There's a big importance placed on CA125 by women affected by ovarian and some womb cancers. It's like a little flashing beacon that gives us an insight into what's going on in our bodies. Or so we think. I am beginning to discover it is more complicated than that.
CA125 is a blood protein that is present in many ovarian and ovarian-type cancer cells in higher concentration than normal cells. But it is also present in many other benign conditions, such as endometriosis. It can rise where there is inflammation. So by itself, a raised CA125 is not a useful cancer diagnostic measure but a possible indicator that cancer might be present.
In women with advanced ovarian-type cancers, levels of CA125 can go up and down as the cancers grow and shrink. So it is often used as a marker - doctors measure the CA125 to see how the levels change over time. But the importance to attach to a given number is unclear.
Back in May my CA125 started to climb and it seemed that the rucaparib was starting to fail. My initial thought was that the cancer had started to grow again and my time on the drug would be limited. My consultant agreed as much and raised my dose to see if that would knock it on the head. But the CA125 continued to go up and she warned me at the start of the summer that she reckoned I had two, maybe three months left on rucaparib. It was, if I am honest, a blow as I had pinned so much hope on getting a larger window.

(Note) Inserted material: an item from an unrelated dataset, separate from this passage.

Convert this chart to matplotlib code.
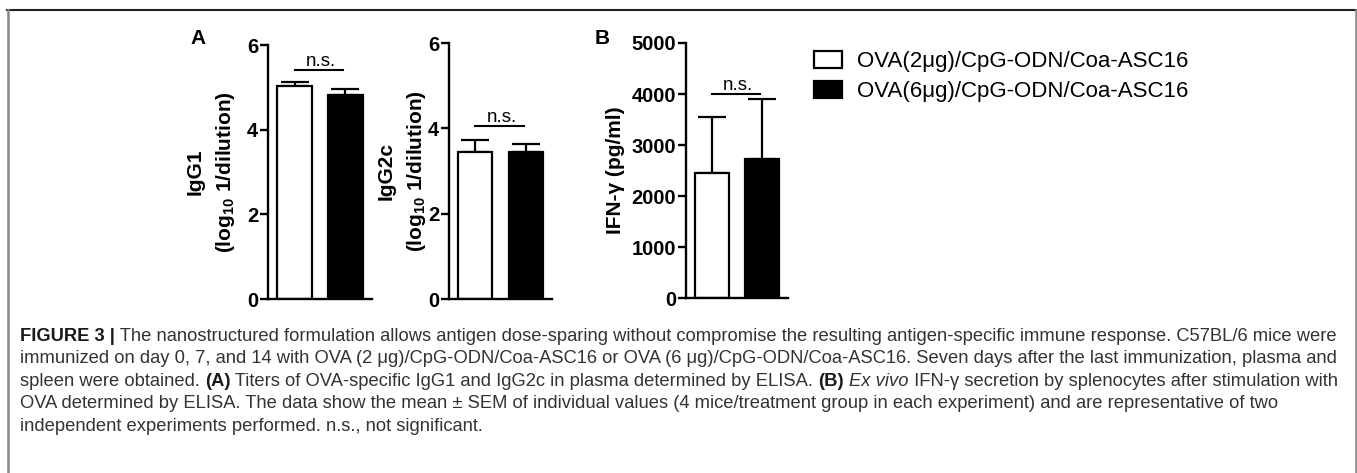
import numpy as np
import matplotlib
matplotlib.use("Agg")
import matplotlib.pyplot as plt
from matplotlib.patches import Patch
from matplotlib.lines import Line2D

plt.rcParams['font.family'] = ['Liberation Sans', 'DejaVu Sans']
plt.rcParams['mathtext.fontset'] = 'custom'
plt.rcParams['mathtext.rm'] = 'Liberation Sans'
plt.rcParams['mathtext.bf'] = 'Liberation Sans:bold'

# data
groups = ["OVA(2\u03bcg)/CpG-ODN/Coa-ASC16", "OVA(6\u03bcg)/CpG-ODN/Coa-ASC16"]
bar_colors = ["white", "black"]

igg1_mean = [5.03, 4.82]
igg1_sem = [0.10, 0.13]
igg2c_mean = [3.44, 3.45]
igg2c_sem = [0.29, 0.18]
ifn_mean = [2457, 2719]
ifn_sem = [1096, 1180]

ns_height = [5.41, 4.05, 3996]

W, H = 1357, 473
fig = plt.figure(figsize=(W / 100, H / 100), dpi=100)


def fx(x):
    return x / W


def fy(y):
    return 1 - y / H


def make_axes(left, right, top, bottom):
    return fig.add_axes([fx(left), fy(bottom), fx(right - left), (bottom - top) / H])


def bar_panel(ax, mean, sem, ylim, yticks, ns_y, ylabel, labelpad):
    x = np.arange(len(mean))
    ax.bar(x, mean, width=0.68, color=bar_colors, edgecolor="black", linewidth=1.6, zorder=2)
    ax.errorbar(x, mean, yerr=[np.zeros(len(sem)), sem], fmt="none", ecolor="black",
                elinewidth=1.6, capsize=10, capthick=1.6, zorder=1)
    ax.set_xlim(-0.52, 1.52)
    ax.set_ylim(*ylim)
    ax.set_yticks(yticks)
    ax.set_xticks([])
    for s in ["top", "right"]:
        ax.spines[s].set_visible(False)
    for s in ["left", "bottom"]:
        ax.spines[s].set_linewidth(1.7)
    ax.tick_params(axis="y", width=1.7, length=6, pad=1, labelsize=14.5)
    for lab in ax.get_yticklabels():
        lab.set_fontweight("bold")
    ax.set_ylabel(ylabel, fontsize=15, fontweight="bold", labelpad=labelpad, linespacing=1.55)
    ax.plot([0.0, 0.96], [ns_y, ns_y], color="black", lw=1.5, clip_on=False)
    ax.text(0.52, ns_y, "n.s.", ha="center", va="bottom", fontsize=13.5)


ax1 = make_axes(268, 372, 45, 299)
bar_panel(ax1, igg1_mean, igg1_sem, (0, 6), [0, 2, 4, 6], ns_height[0],
          "IgG1\n(log$_{\\mathbf{10}}$ 1/dilution)", 7)

ax2 = make_axes(449, 552, 43, 299)
bar_panel(ax2, igg2c_mean, igg2c_sem, (0, 6), [0, 2, 4, 6], ns_height[1],
          "IgG2c\n(log$_{\\mathbf{10}}$ 1/dilution)", 0)

ax3 = make_axes(686, 788, 43, 298)
bar_panel(ax3, ifn_mean, ifn_sem, (0, 5000), [0, 1000, 2000, 3000, 4000, 5000], ns_height[2],
          "IFN-\u03b3 (pg/ml)", 5)

fig.text(fx(198), fy(38), "A", ha="center", va="center", fontsize=15, fontweight="bold")
fig.text(fx(602), fy(38), "B", ha="center", va="center", fontsize=15, fontweight="bold")

handles = [Patch(facecolor=c, edgecolor="black", linewidth=1.6) for c in bar_colors]
fig.legend(handles, groups, loc="upper left", bbox_to_anchor=(fx(814), fy(51)),
           frameon=False, fontsize=16, borderpad=0, borderaxespad=0,
           handlelength=1.26, handleheight=0.81, handletextpad=0.68, labelspacing=0.38)

# frame of the figure box
fig.add_artist(Line2D([fx(7), 1], [fy(10), fy(10)], color="#222222", lw=1.5))
fig.add_artist(Line2D([fx(7.5), fx(7.5)], [fy(10), 0], color="#888888", lw=1.8))
fig.add_artist(Line2D([fx(1356), fx(1356)], [fy(10), 0], color="#888888", lw=1.8))

# caption
N, B, I = "normal", "bold", "italic"
caption = [
    [("FIGURE 3 |", B), (" The nanostructured formulation allows antigen dose-sparing without compromise the resulting antigen-specific immune response. C57BL/6 mice were", N)],
    [("immunized on day 0, 7, and 14 with OVA (2 \u03bcg)/CpG-ODN/Coa-ASC16 or OVA (6 \u03bcg)/CpG-ODN/Coa-ASC16. Seven days after the last immunization, plasma and", N)],
    [("spleen were obtained. ", N), ("(A)", B), (" Titers of OVA-specific IgG1 and IgG2c in plasma determined by ELISA. ", N), ("(B)", B), (" ", N), ("Ex vivo", I), (" IFN-\u03b3 secretion by splenocytes after stimulation with", N)],
    [("OVA determined by ELISA. The data show the mean \u00b1 SEM of individual values (4 mice/treatment group in each experiment) and are representative of two", N)],
    [("independent experiments performed. n.s., not significant.", N)],
]
line_y = [336, 358.5, 381, 403.5, 426]

renderer = fig.canvas.get_renderer()


def seg_width(text, style, size):
    kw = dict(fontsize=size)
    if style == B:
        kw["fontweight"] = "bold"
    if style == I:
        kw["fontstyle"] = "italic"
    t = fig.text(0, 0, "|" + text + "|", **kw)
    w = t.get_window_extent(renderer).width
    t.remove()
    t = fig.text(0, 0, "||", **kw)
    w -= t.get_window_extent(renderer).width
    t.remove()
    return w


# fit the first line to the original width
ref = sum(seg_width(s, st, 10) for s, st in caption[0])
cap_size = 10 * 1323 / ref

for segs, y in zip(caption, line_y):
    x = 20
    for text, style in segs:
        kw = dict(fontsize=cap_size, va="center", ha="left", color="#333333")
        if style == B:
            kw["fontweight"] = "bold"
            kw["color"] = "#1a1a1a"
        if style == I:
            kw["fontstyle"] = "italic"
        fig.text(fx(x), fy(y), text, **kw)
        x += seg_width(text, style, cap_size)

fig.savefig("out.png", dpi=100)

In August, I had a scan. Both Dr K and I were expecting to see tumour growth compared to the previous scan in April (Or was it February? These dates get mixed up sometimes). But no. The tumours had continued to shrink. Happy days! Dr K explained that a tiny number of drug-resistant cells can cause a rise in CA125 and drew me a U-shaped curve of tumour growth against time. The scans had likely captured images either side of the base of that U (when the tours were at their smallest). It was an elegant exercise in managing expectations. But for the meantime, another two months on the Rucaparib. OK, with the higher dose the fatigue and nausea have been fairly grim but there's "no free ride with cancer" as someone wiser than me has said.
I saw my docs again yesterday. The CA125 continues to go up but it's a steady increase rather than a massive jump with an added 20 points each month (its now 135 compared to a low of 22 in April). The registrar I saw yesterday was not overly concerned by this, saying a slowly rising CA125 does not tell them too much. It's too soon for a scan, he reckoned, as we'd not likely see enough change to measure. So another two months and back in December with a plan to to another scan.

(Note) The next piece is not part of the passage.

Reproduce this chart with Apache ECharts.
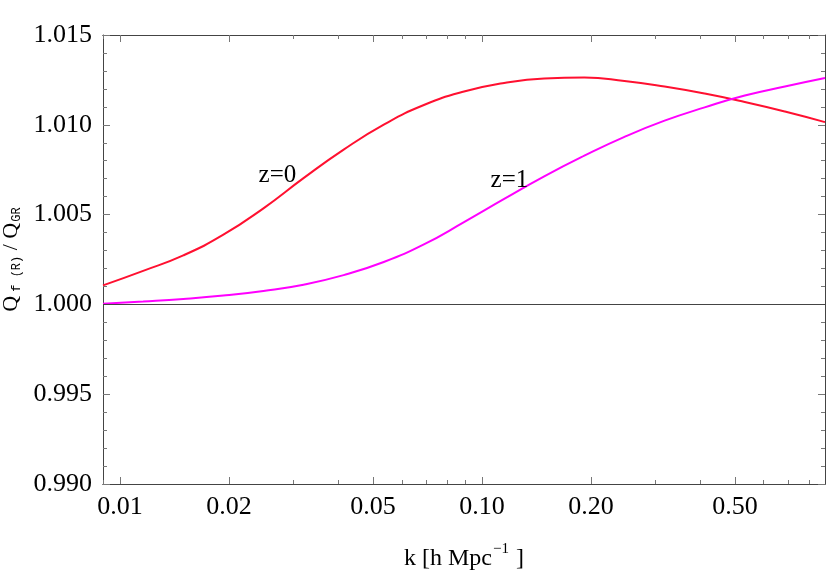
<!DOCTYPE html>
<html>
<head>
<meta charset="utf-8">
<script src="https://cdn.jsdelivr.net/npm/echarts@6/dist/echarts.min.js"></script>
<style>
  html, body { margin: 0; padding: 0; background: #fff; }
  #main { width: 830px; height: 574px; }
</style>
</head>
<body>
<div id="main"></div>
<script>
// k values (h/Mpc)
var kVals = [0.00897, 0.01158, 0.01495, 0.01929, 0.02489, 0.03212, 0.04146, 0.05351, 0.06907, 0.08915,
             0.1151, 0.1485, 0.1917, 0.2474, 0.3193, 0.4121, 0.5319, 0.6865, 0.886];
// Q_f(R)/Q_GR, z=0 (red)
var z0 = [1.00106, 1.00187, 1.00273, 1.00388, 1.00535, 1.00703, 1.00862, 1.01001, 1.01110, 1.01185,
          1.01233, 1.01258, 1.01263, 1.01244, 1.01213, 1.01174, 1.01127, 1.01074, 1.01015];
// Q_f(R)/Q_GR, z=1 (magenta)
var z1 = [1.00004, 1.00016, 1.00030, 1.00049, 1.00075, 1.00110, 1.00163, 1.00236, 1.00334, 1.00458,
          1.00587, 1.00713, 1.00828, 1.00933, 1.01023, 1.01097, 1.01163, 1.01213, 1.01260];

// tick labels
var xMajor = [0.01, 0.02, 0.05, 0.1, 0.2, 0.5];
var xMajorText = ['0.01', '0.02', '0.05', '0.10', '0.20', '0.50'];
var xMinor = [0.009, 0.03, 0.04, 0.06, 0.07, 0.08, 0.09, 0.3, 0.4, 0.6, 0.7, 0.8];
var kMin = 0.00897, kMax = 0.886;

// curve labels [k, value, text]
var curveLabels = [[0.0272, 1.00719, 'z=0'], [0.119, 1.00692, 'z=1']];

var lg = function (v) { return Math.log10(v); };
var pairs = function (ks, vs) { return ks.map(function (k, i) { return [lg(k), vs[i]]; }); };

var serif = 'Liberation Serif';
var frame = '#444';
var tickCol = '#777';

var chart = echarts.init(document.getElementById('main'));

function xAx(pos, ticks, len, labels) {
    return {
        type: 'value', position: pos, min: lg(kMin), max: lg(kMax),
        axisLine: { show: true, onZero: false, lineStyle: { color: frame, width: 1 } },
        axisTick: { show: true, inside: true, length: len, customValues: ticks.map(lg), lineStyle: { color: tickCol } },
        axisLabel: labels ? {
            show: true, customValues: xMajor.map(lg), margin: 10,
            fontFamily: serif, fontSize: 26, color: '#000',
            formatter: function (v) {
                var best = 0;
                xMajor.forEach(function (m, i) { if (Math.abs(lg(m) - v) < Math.abs(lg(xMajor[best]) - v)) best = i; });
                return xMajorText[best];
            }
        } : { show: false },
        splitLine: { show: false }
    };
}

function yAx(pos, labels) {
    return {
        type: 'value', position: pos, min: 0.990, max: 1.015, interval: 0.005,
        axisLine: { show: true, onZero: false, lineStyle: { color: frame, width: 1 } },
        axisTick: { show: true, inside: true, length: 7, lineStyle: { color: tickCol } },
        minorTick: { show: true, splitNumber: 5, length: 4, lineStyle: { color: tickCol } },
        axisLabel: labels ? { show: true, margin: 11, fontFamily: serif, fontSize: 26, color: '#000',
            formatter: function (v) { return v.toFixed(3); } } : { show: false },
        splitLine: { show: false }
    };
}

var xMain = xAx('bottom', xMajor, 7, true);
xMain.name = '{a|k [h Mpc}{s|−1}{a| ]}';
xMain.nameLocation = 'middle';
xMain.nameGap = 58;
xMain.nameTextStyle = {
    rich: {
        a: { fontFamily: serif, fontSize: 24, color: '#000' },
        s: { fontFamily: serif, fontSize: 15, color: '#000', padding: [0, 1, 18, 1] }
    }
};

var yMain = yAx('left', true);
yMain.name = '{q|Q}{s|f (R)}{q| / Q}{g|GR}';
yMain.nameLocation = 'middle';
yMain.nameGap = 80;
yMain.nameRotate = 90;
yMain.nameTextStyle = {
    rich: {
        q: { fontFamily: serif, fontSize: 22, color: '#000' },
        s: { fontFamily: 'Liberation Mono', fontSize: 12, color: '#000', padding: [10, 0, 0, 4] },
        g: { fontFamily: 'Liberation Mono', fontSize: 12, color: '#000', padding: [10, 0, 0, 1] }
    }
};

var option = {
    animation: false,
    backgroundColor: '#fff',
    grid: { left: 103, right: 5, top: 35, bottom: 90, containLabel: false, outerBoundsMode: 'none' },
    xAxis: [
        xMain,
        xAx('bottom', xMinor, 4, false),
        xAx('top', xMajor, 7, false),
        xAx('top', xMinor, 4, false)
    ],
    yAxis: [yMain, yAx('right', false)],
    series: [
        {
            name: 'z=0', type: 'line', smooth: true, showSymbol: false,
            data: pairs(kVals, z0),
            lineStyle: { color: '#ff1030', width: 2 },
            markPoint: {
                symbol: 'circle', symbolSize: 1, itemStyle: { color: 'rgba(0,0,0,0)' },
                label: { show: true, position: 'inside', fontFamily: serif, fontSize: 25, color: '#000',
                    formatter: function (p) { return p.name; } },
                data: [{ name: curveLabels[0][2], coord: [lg(curveLabels[0][0]), curveLabels[0][1]] }]
            },
            markLine: {
                silent: true, symbol: ['none', 'none'], label: { show: false },
                lineStyle: { color: '#444', width: 1, type: 'solid' },
                data: [{ yAxis: 1.0 }]
            }
        },
        {
            name: 'z=1', type: 'line', smooth: true, showSymbol: false,
            data: pairs(kVals, z1),
            lineStyle: { color: '#ff00ff', width: 2 },
            markPoint: {
                symbol: 'circle', symbolSize: 1, itemStyle: { color: 'rgba(0,0,0,0)' },
                label: { show: true, position: 'inside', fontFamily: serif, fontSize: 25, color: '#000',
                    formatter: function (p) { return p.name; } },
                data: [{ name: curveLabels[1][2], coord: [lg(curveLabels[1][0]), curveLabels[1][1]] }]
            }
        }
    ]
};

chart.setOption(option);
</script>
</body>
</html>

Now. This is all good news, in the scheme of things. My doctors are very reassuring about the importance they attach to CA125. The message I have received is that it is the least important of three measures. Most important is how I feel, second is what the scan shows and CA125 comes third. But there are a couple of glitches.

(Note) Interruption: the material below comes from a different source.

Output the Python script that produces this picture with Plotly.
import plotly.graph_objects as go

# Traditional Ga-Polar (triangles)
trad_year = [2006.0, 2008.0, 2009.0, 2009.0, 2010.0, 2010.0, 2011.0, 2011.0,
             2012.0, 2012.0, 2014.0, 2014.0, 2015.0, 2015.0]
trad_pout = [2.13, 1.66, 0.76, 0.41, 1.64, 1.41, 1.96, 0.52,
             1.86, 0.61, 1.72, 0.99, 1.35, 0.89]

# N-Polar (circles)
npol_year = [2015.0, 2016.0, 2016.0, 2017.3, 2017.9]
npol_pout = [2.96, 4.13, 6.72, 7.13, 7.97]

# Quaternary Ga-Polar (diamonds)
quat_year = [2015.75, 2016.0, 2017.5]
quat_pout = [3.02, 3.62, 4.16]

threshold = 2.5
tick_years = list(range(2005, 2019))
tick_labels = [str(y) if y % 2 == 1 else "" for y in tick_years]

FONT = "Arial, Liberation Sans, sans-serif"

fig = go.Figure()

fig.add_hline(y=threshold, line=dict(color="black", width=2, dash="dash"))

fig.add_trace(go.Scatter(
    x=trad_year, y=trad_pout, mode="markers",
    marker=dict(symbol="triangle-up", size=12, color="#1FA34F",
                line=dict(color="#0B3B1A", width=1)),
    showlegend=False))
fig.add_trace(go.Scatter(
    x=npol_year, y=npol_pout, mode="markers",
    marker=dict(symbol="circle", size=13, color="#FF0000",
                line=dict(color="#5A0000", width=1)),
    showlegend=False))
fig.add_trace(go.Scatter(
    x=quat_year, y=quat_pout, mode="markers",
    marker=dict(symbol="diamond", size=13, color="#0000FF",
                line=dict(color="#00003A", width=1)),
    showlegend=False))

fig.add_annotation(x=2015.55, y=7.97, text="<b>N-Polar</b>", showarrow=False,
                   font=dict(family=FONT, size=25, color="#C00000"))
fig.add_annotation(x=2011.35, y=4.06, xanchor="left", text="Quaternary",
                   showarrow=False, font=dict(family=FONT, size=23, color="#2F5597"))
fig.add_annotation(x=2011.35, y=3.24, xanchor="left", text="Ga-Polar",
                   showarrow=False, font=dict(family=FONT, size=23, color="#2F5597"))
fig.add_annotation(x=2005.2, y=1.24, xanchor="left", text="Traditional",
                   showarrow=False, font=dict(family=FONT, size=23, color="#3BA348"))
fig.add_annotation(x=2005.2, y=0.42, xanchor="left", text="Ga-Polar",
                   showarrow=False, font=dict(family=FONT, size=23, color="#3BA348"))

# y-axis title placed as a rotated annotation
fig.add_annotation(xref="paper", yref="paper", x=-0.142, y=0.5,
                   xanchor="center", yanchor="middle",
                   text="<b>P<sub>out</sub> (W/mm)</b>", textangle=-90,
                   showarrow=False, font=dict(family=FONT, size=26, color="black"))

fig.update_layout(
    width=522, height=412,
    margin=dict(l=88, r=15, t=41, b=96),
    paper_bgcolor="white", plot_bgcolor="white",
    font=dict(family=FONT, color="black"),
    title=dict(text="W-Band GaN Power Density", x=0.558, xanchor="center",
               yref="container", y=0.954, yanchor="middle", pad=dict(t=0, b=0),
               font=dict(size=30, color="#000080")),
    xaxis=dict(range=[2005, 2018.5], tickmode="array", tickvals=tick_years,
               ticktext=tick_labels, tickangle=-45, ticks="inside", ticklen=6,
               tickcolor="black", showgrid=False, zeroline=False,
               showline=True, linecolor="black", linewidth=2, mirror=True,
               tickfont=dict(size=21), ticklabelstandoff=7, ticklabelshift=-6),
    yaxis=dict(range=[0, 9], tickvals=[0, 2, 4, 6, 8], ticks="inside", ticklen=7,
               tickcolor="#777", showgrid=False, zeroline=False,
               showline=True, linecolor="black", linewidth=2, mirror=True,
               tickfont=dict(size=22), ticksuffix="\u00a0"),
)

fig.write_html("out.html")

First, I appear to have fallen down a black hole into the slough of despond. It is hard managing the uncertainty and living with the side effects which limit my energy and capacity to do things I want to do. I am now paying attention to this.
Second, what I am hearing about CA125 is very different to what other women are hearing. I've chosen to cling to what my doctors have said and believe them. But I am in touch with other women with a similar pattern of rising CA125 while on a PARPi to me and whose doctors are giving "very worried" messages. They are in a panic as a result. That does not seem to me be very helpful.